April 8, 1993 Marian Anderson, contralto, died.
Anderson was born February 27, 1897 in Philadelphia, Pennsylvania. At the age of six, she began singing at local functions for small change. She got her first big break in 1925 when she won a singing competition sponsored by the New York Philharmonic. In 1939, the Daughters of the American Revolution refused permission for Anderson to perform to an integrated audience in Constitution Hall. As a result, with the aid of President and Mrs. Franklin Roosevelt, Anderson performed a critically acclaimed concert on the steps of the Lincoln Memorial to a crowd of more than 75,000 people and a radio audience of millions.
In 1955, Anderson became the first black person to perform at the Metropolitan Opera and in 1963 she sang at the March on Washington for Jobs and Freedom. She also sang for President Dwight Eisenhower’s inauguration in 1957 and President John Kennedy’s in 1961. In 1956, she published her autobiography, “My Lord, What a Morning.” The recipient of numerous awards and honors, Anderson received the NAACP Spingarn Medal in 1939, the Presidential Medal of Freedom in 1963, the Congressional Gold Medal in 1977, the Kennedy Center Honors in 1978, the National Medal of Arts in 1986, a Grammy Lifetime Achievement Award in 1991, and in 1993 the United States Postal Service issued a commemorative postage stamp in her honor.
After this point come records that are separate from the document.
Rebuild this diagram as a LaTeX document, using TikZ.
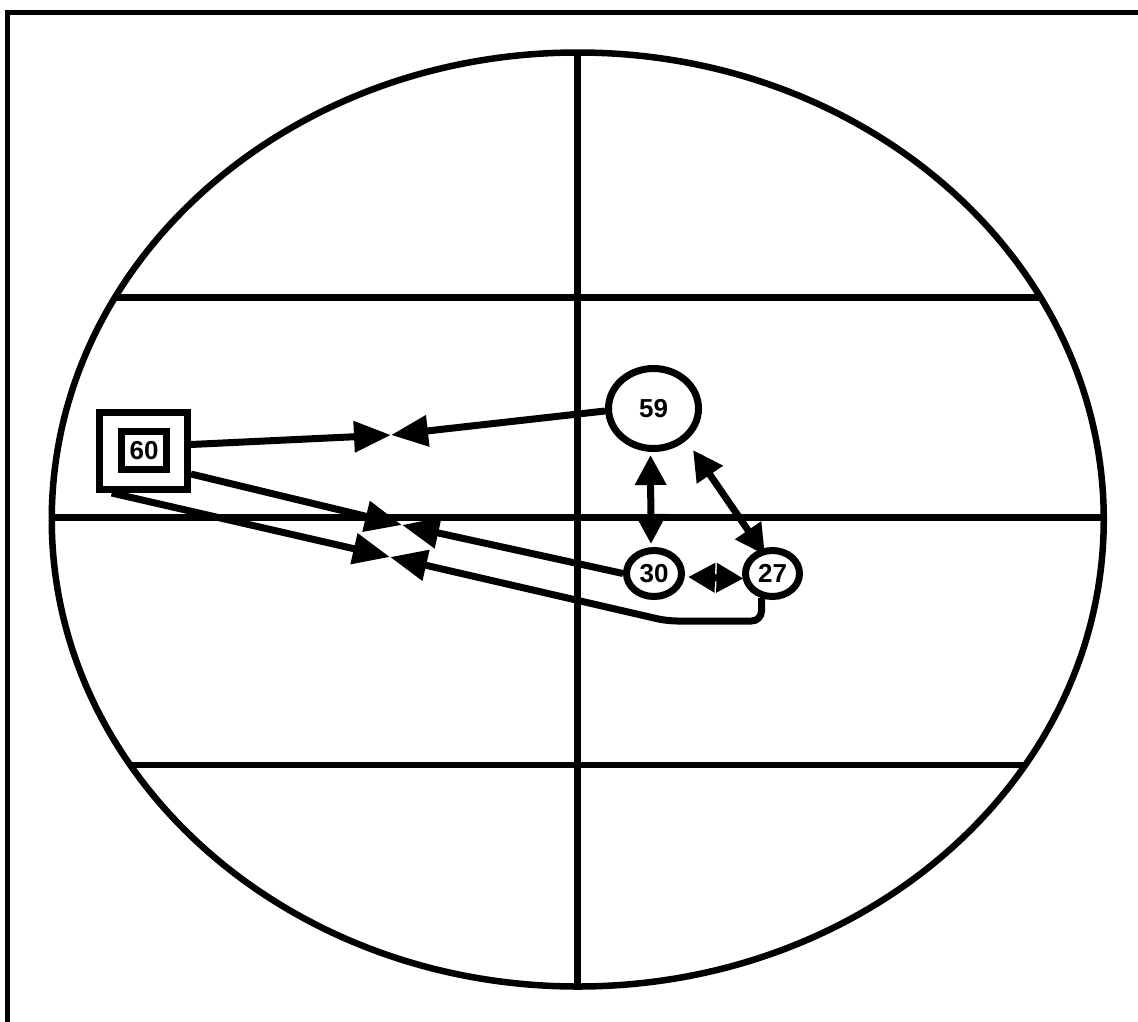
\documentclass[tikz,border=0pt]{standalone}
\usepackage{fontspec}
\setmainfont{Liberation Sans}
\usetikzlibrary{arrows.meta,shapes.geometric,calc}
\begin{document}
\begin{tikzpicture}[x=1pt,y=-1pt,
  gridline/.style={line width=6.5pt},
  edge/.style={line width=7pt},
  circ/.style={ellipse,draw,line width=7pt,inner sep=0pt,font=\bfseries\fontsize{26}{30}\selectfont},
  boxn/.style={rectangle,draw,line width=7pt,inner sep=0pt,font=\bfseries\fontsize{26}{30}\selectfont},
  midarrow/.style={-{Triangle[length=37pt 0,width=30pt 0]}},
  bothends/.style={{Triangle[length=30pt 0,width=30pt 0]}-{Triangle[length=30pt 0,width=30pt 0]}},
  shortends/.style={{Triangle[length=27pt 0,width=28pt 0]}-{Triangle[length=27pt 0,width=28pt 0]}}
]
\useasboundingbox (0,0) rectangle (1138,1021);
% frame
\draw[line width=5pt] (7.5,1040) -- (7.5,12.5) -- (1160,12.5);
% grid inside ellipse
\begin{scope}
  \clip (577.75,519.5) ellipse [x radius=526pt, y radius=467pt];
  \draw[gridline] (0,297.5) -- (1138,297.5);
  \draw[gridline] (0,517.5) -- (1138,517.5);
  \draw[gridline] (0,765) -- (1138,765);
  \draw[gridline] (577.5,0) -- (577.5,1021);
\end{scope}
\draw[gridline] (577.75,519.5) ellipse [x radius=526pt, y radius=467pt];
% nodes
\node[boxn, minimum width=88.3pt, minimum height=77pt] (n60) at (143.3,451) {};
\node[boxn, minimum width=44.7pt, minimum height=38pt] (n60in) at (144.2,450.8) {60};
\node[circ, minimum width=90pt, minimum height=80pt] (n59) at (653.5,408.5) {59};
\node[circ, minimum width=55pt, minimum height=46pt] (n30) at (654,573.5) {30};
\node[circ, minimum width=54pt, minimum height=46pt] (n27) at (772.5,573.5) {27};
% meeting points
\coordinate (m1) at (391,435);
\coordinate (m2) at (402,525);
\coordinate (m3) at (390,557);
\coordinate (c1) at (761.5,621);
\coordinate (c2) at (667,621);
% edges to 60
\draw[edge,midarrow] ($(n60.east)+(0,-6.5)$) -- (m1);
\draw[edge,midarrow] ($(n59.west)+(0,2.5)$) -- (m1);
\draw[edge,midarrow] ($(n60.east)+(0,23)$) -- (m2);
\draw[edge,midarrow] (n30.west) -- (m2);
\draw[edge,midarrow] ($(n60.south west)+(16,0)$) -- (m3);
\draw[edge,midarrow,rounded corners=10pt] ($(n27.south)+(-11,-2)$) -- (c1) -- (c2) -- (m3);
% edges among 59, 30, 27
\draw[edge,bothends] ($(n59.south)+(-3,3)$) -- ($(n30.north)+(-3,-3)$);
\draw[edge,bothends] ($(n59)+(39.5,41.5)$) -- ($(n27)+(-7.5,-18.5)$);
\draw[edge,shortends] ($(n30.east)+(3,3.5)$) -- ($(n27.west)+(1.5,5)$);
\end{tikzpicture}
\end{document}
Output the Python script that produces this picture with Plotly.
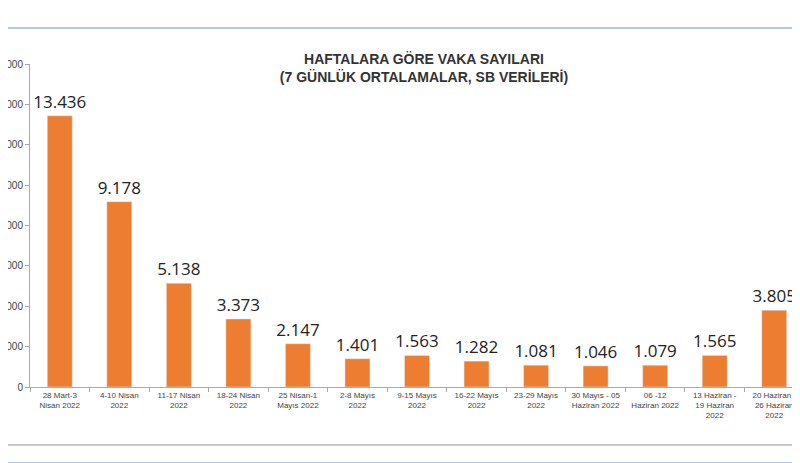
import plotly.graph_objects as go

categories = ["28 Mart-3<br>Nisan 2022", "4-10 Nisan<br>2022", "11-17 Nisan<br>2022", "18-24 Nisan<br>2022",
              "25 Nisan-1<br>Mayıs 2022", "2-8 Mayıs<br>2022", "9-15 Mayıs<br>2022", "16-22 Mayıs<br>2022",
              "23-29 Mayıs<br>2022", "30 Mayıs - 05<br>Haziran 2022", "06 -12<br>Haziran 2022",
              "13 Haziran -<br>19 Haziran<br>2022", "20 Haziran -<br>26 Haziran<br>2022"]
values = [13436, 9178, 5138, 3373, 2147, 1401, 1563, 1282, 1081, 1046, 1079, 1565, 3805]
labels = ["13.436", "9.178", "5.138", "3.373", "2.147", "1.401", "1.563", "1.282", "1.081", "1.046", "1.079", "1.565", "3.805"]
tickvals = [0, 2000, 4000, 6000, 8000, 10000, 12000, 14000, 16000]

fig = go.Figure(go.Bar(x=categories, y=values, text=labels, textposition="outside",
                       constraintext="none",
                       textfont=dict(size=17, color="#222", family="Open Sans"),
                       marker_color="#ED7D31", cliponaxis=False))
fig.update_layout(
    width=800, height=463, margin=dict(l=22, r=4, t=56, b=84),
    paper_bgcolor="white", plot_bgcolor="white", showlegend=False, bargap=0.58,
    font=dict(family="Liberation Sans", color="#444"),
    title=dict(text="<b>HAFTALARA GÖRE VAKA SAYILARI<br>(7 GÜNLÜK ORTALAMALAR, SB VERİLERİ)</b>",
               x=0.52, xanchor="center", y=0.88, yanchor="middle",
               font=dict(size=14, color="#333")),
    xaxis=dict(tickfont=dict(size=8, color="#444"), showline=True, linecolor="#aaa", tickangle=0,
               automargin=False,
               ticks="outside", ticklen=4, tickcolor="#aaa", tickson="boundaries"),
    yaxis=dict(range=[0, 16000], tickvals=tickvals, tickformat="d", showgrid=False, automargin=False,
               showline=True, linecolor="#aaa", ticks="outside", ticklen=4, tickcolor="#aaa",
               tickfont=dict(size=10, color="#444")),
    shapes=[
        dict(type="line", xref="paper", yref="paper", x0=-0.05, x1=1.05, y0=1 + 36/323, y1=1 + 36/323,
             line=dict(color="#b8c8dc", width=2)),
        dict(type="line", xref="paper", yref="paper", x0=-0.05, x1=1.05, y0=-58/323, y1=-58/323,
             line=dict(color="#c8c8c8", width=2)),
        dict(type="line", xref="paper", yref="paper", x0=-0.05, x1=1.05, y0=-76/323, y1=-76/323,
             line=dict(color="#b8c8dc", width=2)),
    ],
)
fig.write_html("out.html")
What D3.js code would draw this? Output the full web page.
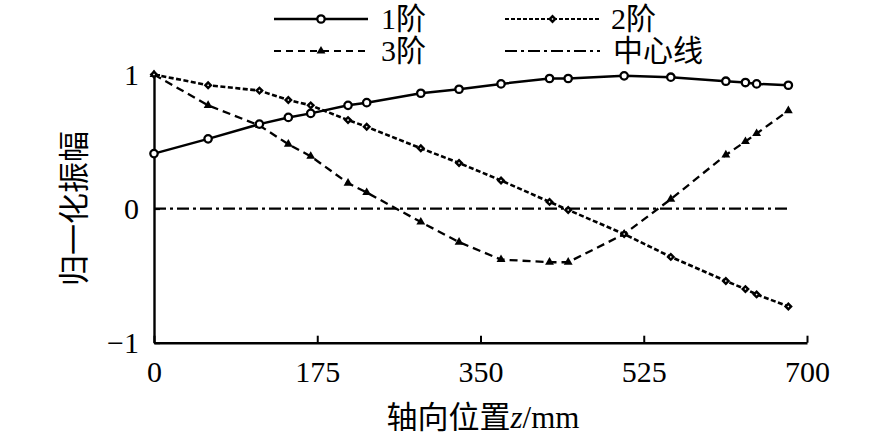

In 1999, a one act play entitled “My Lord, What a Morning: The Marian Anderson Story” was produced by the Kennedy Center and in 2001 the 1939 documentary film, “Marian Anderson: The Lincoln Memorial Concert” was selected for preservation in the National Film Registry by the Library of Congress as being “culturally, historically, or aesthetically significant.” A number of biographies of Anderson have been published, including “Marian Anderson: A Singers Journey” (2002) and “The Voice that Challenged a Nation: Marian Anderson and the Struggle For Equal Rights” (2004).